_REQUIRED TASK_: Return only those lines from the line containing "Clone this chart in matplotlib." to the line containing "angles_deg = np.arange(0, 360, 2)", both included, and please omit the pictures.

_DATASET RECORDS_:

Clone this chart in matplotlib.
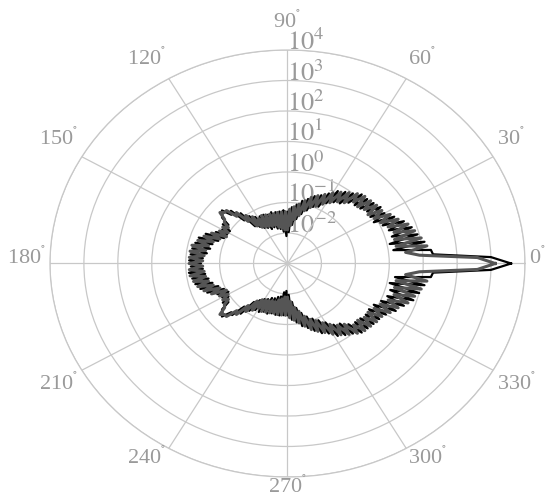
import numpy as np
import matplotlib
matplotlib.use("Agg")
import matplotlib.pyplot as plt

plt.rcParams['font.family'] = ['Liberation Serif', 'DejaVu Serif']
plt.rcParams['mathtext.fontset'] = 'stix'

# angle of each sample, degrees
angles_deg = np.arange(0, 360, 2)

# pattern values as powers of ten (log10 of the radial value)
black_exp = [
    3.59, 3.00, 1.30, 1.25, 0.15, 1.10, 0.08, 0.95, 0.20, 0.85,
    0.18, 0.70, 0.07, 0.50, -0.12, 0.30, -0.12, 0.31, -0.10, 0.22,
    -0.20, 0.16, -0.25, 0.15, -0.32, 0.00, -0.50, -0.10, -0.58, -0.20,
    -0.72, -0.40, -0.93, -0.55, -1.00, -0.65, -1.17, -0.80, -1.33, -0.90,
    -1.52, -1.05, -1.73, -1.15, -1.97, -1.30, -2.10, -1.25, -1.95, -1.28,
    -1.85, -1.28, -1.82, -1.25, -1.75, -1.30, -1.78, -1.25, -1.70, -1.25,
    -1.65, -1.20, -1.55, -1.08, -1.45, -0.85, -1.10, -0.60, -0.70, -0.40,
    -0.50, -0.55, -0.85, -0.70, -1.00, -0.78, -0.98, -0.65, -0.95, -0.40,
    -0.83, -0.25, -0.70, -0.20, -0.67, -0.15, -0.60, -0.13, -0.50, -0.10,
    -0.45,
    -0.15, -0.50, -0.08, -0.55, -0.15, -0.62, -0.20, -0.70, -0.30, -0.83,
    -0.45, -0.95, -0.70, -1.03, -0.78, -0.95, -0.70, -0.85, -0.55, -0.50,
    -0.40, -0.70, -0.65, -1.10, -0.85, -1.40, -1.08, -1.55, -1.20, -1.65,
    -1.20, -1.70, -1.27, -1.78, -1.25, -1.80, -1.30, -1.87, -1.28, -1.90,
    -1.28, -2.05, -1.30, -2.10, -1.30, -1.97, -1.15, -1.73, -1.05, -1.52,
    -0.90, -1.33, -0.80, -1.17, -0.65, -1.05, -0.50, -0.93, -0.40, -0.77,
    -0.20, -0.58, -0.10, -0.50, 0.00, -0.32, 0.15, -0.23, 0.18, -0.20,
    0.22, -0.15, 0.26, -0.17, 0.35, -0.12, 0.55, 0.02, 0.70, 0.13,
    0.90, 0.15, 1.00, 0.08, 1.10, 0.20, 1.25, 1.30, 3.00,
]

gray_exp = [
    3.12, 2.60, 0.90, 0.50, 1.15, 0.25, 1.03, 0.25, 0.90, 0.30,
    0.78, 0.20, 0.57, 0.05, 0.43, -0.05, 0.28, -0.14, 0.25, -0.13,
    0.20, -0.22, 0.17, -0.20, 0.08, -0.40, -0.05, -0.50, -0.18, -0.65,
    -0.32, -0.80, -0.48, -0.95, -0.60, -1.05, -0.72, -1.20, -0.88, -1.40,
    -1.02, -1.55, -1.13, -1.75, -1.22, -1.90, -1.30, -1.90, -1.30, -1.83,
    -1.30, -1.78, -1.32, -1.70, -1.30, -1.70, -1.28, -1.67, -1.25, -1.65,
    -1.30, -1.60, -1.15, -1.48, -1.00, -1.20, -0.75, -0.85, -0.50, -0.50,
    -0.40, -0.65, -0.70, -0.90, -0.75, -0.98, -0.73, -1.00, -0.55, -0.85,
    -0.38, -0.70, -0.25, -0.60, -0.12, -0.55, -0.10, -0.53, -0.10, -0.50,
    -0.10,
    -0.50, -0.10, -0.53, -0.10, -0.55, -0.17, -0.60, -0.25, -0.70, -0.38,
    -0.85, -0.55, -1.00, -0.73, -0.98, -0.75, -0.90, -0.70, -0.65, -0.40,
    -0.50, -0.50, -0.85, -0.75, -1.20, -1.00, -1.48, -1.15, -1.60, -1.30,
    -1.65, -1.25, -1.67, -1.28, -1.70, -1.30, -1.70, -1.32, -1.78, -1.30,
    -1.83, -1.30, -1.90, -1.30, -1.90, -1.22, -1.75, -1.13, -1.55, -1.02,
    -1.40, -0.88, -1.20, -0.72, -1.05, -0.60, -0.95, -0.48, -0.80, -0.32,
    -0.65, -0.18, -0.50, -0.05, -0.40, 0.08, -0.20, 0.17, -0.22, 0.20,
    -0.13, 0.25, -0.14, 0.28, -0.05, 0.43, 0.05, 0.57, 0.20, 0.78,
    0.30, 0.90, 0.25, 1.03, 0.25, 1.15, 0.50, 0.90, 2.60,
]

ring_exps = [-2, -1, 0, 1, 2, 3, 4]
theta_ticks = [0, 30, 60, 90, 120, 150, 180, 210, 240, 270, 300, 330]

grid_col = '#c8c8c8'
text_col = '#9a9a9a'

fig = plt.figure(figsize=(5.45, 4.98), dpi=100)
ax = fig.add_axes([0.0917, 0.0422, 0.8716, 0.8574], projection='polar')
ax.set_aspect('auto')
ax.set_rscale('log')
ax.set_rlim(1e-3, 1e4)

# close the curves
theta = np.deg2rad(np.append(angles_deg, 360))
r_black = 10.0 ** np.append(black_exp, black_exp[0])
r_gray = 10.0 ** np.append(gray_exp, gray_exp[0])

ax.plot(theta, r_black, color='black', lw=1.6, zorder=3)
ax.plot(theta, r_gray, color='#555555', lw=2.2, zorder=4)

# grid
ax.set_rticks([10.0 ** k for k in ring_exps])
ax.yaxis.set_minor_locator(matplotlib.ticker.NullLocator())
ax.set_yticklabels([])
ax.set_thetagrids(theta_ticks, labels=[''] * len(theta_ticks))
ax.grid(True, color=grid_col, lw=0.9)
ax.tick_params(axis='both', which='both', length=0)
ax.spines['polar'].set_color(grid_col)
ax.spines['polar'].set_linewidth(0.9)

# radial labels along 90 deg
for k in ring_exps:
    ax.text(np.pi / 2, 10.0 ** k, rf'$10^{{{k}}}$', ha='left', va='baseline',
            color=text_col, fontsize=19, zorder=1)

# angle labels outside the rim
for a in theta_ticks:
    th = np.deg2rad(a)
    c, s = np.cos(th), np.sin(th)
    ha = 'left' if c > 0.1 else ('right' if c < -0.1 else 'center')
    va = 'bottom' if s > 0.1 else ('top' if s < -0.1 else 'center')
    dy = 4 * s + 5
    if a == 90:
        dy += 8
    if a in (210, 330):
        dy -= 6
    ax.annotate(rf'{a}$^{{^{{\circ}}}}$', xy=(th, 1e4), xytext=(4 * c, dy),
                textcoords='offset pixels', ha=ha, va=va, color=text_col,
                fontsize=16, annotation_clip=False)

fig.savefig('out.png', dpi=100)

---

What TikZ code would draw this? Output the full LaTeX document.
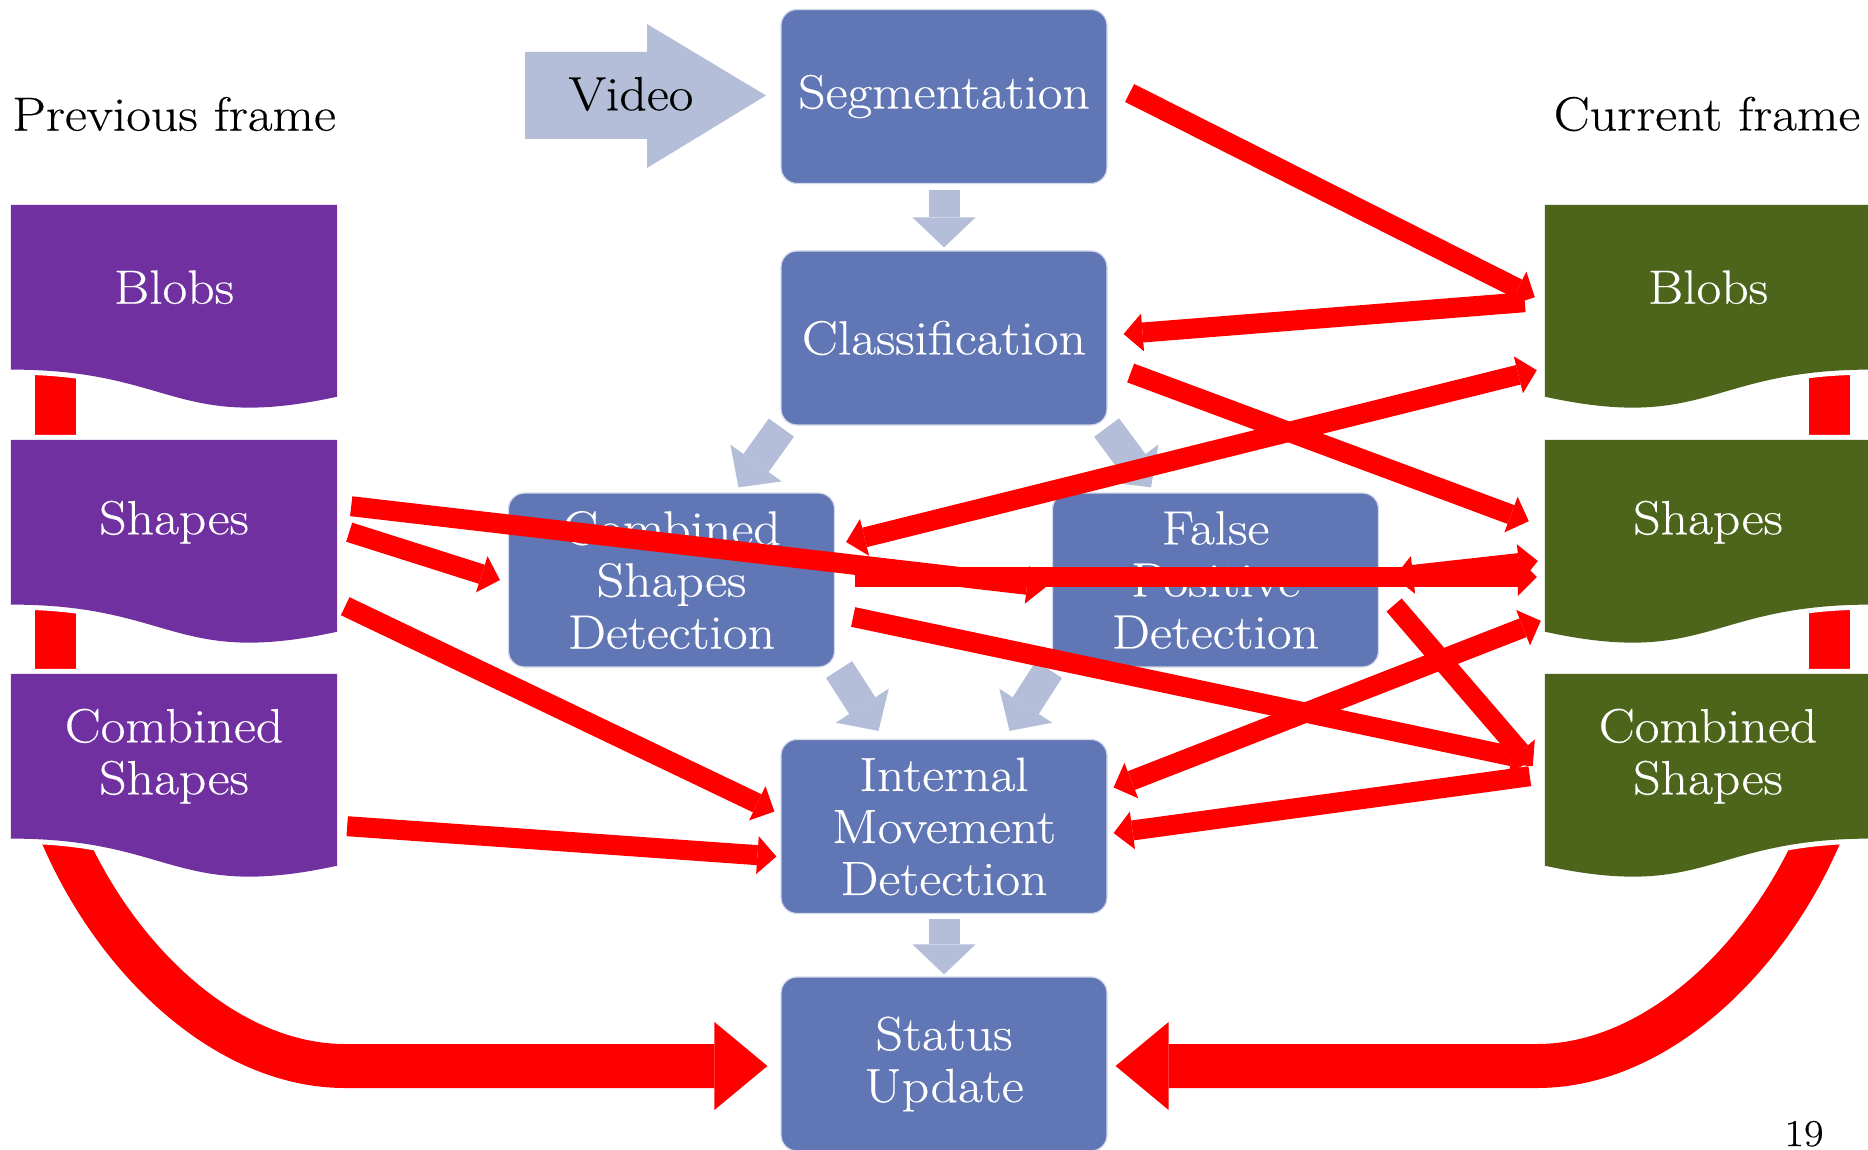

_EXPECTED ANSWER_:
Clone this chart in matplotlib.
import numpy as np
import matplotlib
matplotlib.use("Agg")
import matplotlib.pyplot as plt

plt.rcParams['font.family'] = ['Liberation Serif', 'DejaVu Serif']
plt.rcParams['mathtext.fontset'] = 'stix'

# angle of each sample, degrees
angles_deg = np.arange(0, 360, 2)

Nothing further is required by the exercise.